Incident Report: ENA Watchdog Timeouts, MMIO Failures & Conntrack Drops

Sanitized post-mortem data extracted from official AWS Sev-1 documentation. Select the exact symptom below to traverse the diagnostic tree.

🚨 T-0: Monitoring Alert / Select Initial Symptom

Identify the primary failure mode:

1. ENA Keep-Alive Watchdog Timeout (Hardware Desync)

🩸 The "Bleeding" Indicator (Raw Log):

ena 0000:00:07.0 eth1: Keep alive watchdog timeout.

🧠 Under the Hood (5 Whys Root Cause): The Elastic Network Adapter (ENA) fails to send keep-alive notifications to the EC2 Nitro hypervisor. This hardware-to-driver desynchronization triggers a hard device reset, instantly severing all active network streams.

🛠️ The Fix (CLI Remediation):

# 1. Force an instance Stop/Start to migrate to healthy underlying hardware
aws ec2 stop-instances --instance-ids <your-instance-id>
aws ec2 start-instances --instance-ids <your-instance-id>

# 2. Once recovered, verify the ENA driver version (aim for >= 2.2.11)
modinfo ena

⚠️ Blast Radius: Stopping and starting the instance causes immediate downtime and changes ephemeral public IPs. Data on instance-store volumes will be permanently wiped.

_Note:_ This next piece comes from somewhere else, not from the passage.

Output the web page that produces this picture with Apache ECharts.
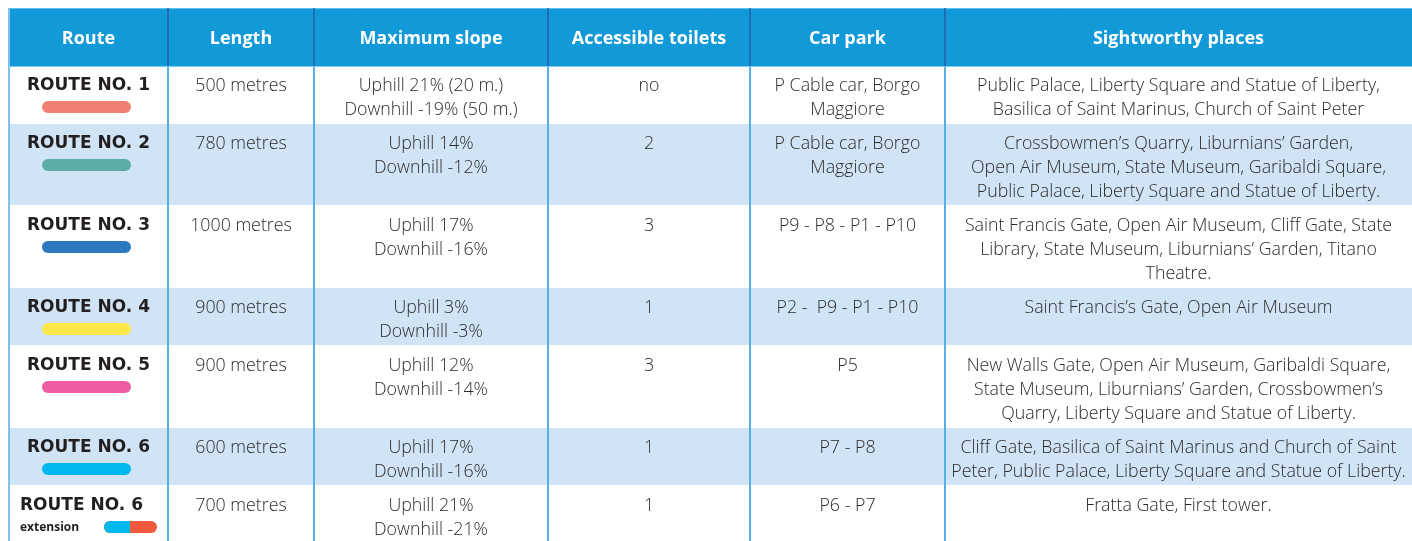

2. ENA Memory Mapped I/O (MMIO) Read Timeout

🩸 The "Bleeding" Indicator:

[ENA_COM: ena_com_reg_bar_read32] reading reg failed for timeout. expected: req id offset

🧠 Under the Hood: An incompatible driver version, transient hardware failure, or severely busy PCIe bus prevents the initialization procedure from reading MMIO registers. The OS fails to attach the virtual network interface.

🛠️ The Fix:

# 1. Check if the driver is attempting to load but hanging in dmesg
dmesg | grep -i ena

# 2. If the OS boots but network is dead, update driver via DKMS (using Systems Manager or user-data on next boot)
sudo dkms install -m amzn-drivers -v <latest_ena_version>
sudo update-initramfs -c -k all

⚠️ Blast Radius: Modifying kernel modules requires a reboot to take effect. If the driver compilation fails, the instance may become permanently unreachable.

3. Security Group Connection Tracking Exhaustion

🩸 The "Bleeding" Indicator:

# Visible via ethtool metrics
conntrack_allowance_exceeded: 45021

🧠 Under the Hood: The instance exceeded its maximum allowance of stateful tracked connections (Conntrack) at the Security Group level. The EC2 hypervisor acts as a circuit breaker and silently drops all new packets attempting to establish a stateful flow.

🛠️ The Fix:

# 1. Confirm the packet drops are strictly due to conntrack exhaustion
ethtool -S eth0 | grep conntrack_allowance_exceeded

# 2. Convert high-traffic Security Group rules to "Untracked" (e.g., Allow 0.0.0.0/0 on ports 80/443 in BOTH directions)
aws ec2 authorize-security-group-ingress --group-id sg-12345678 --protocol tcp --port 80 --cidr 0.0.0.0/0
aws ec2 authorize-security-group-egress --group-id sg-12345678 --protocol tcp --port 80 --cidr 0.0.0.0/0

⚠️ Blast Radius: Opening outbound rules to 0.0.0.0/0 to bypass conntrack tracking may violate strict internal compliance policies. Review with your security team.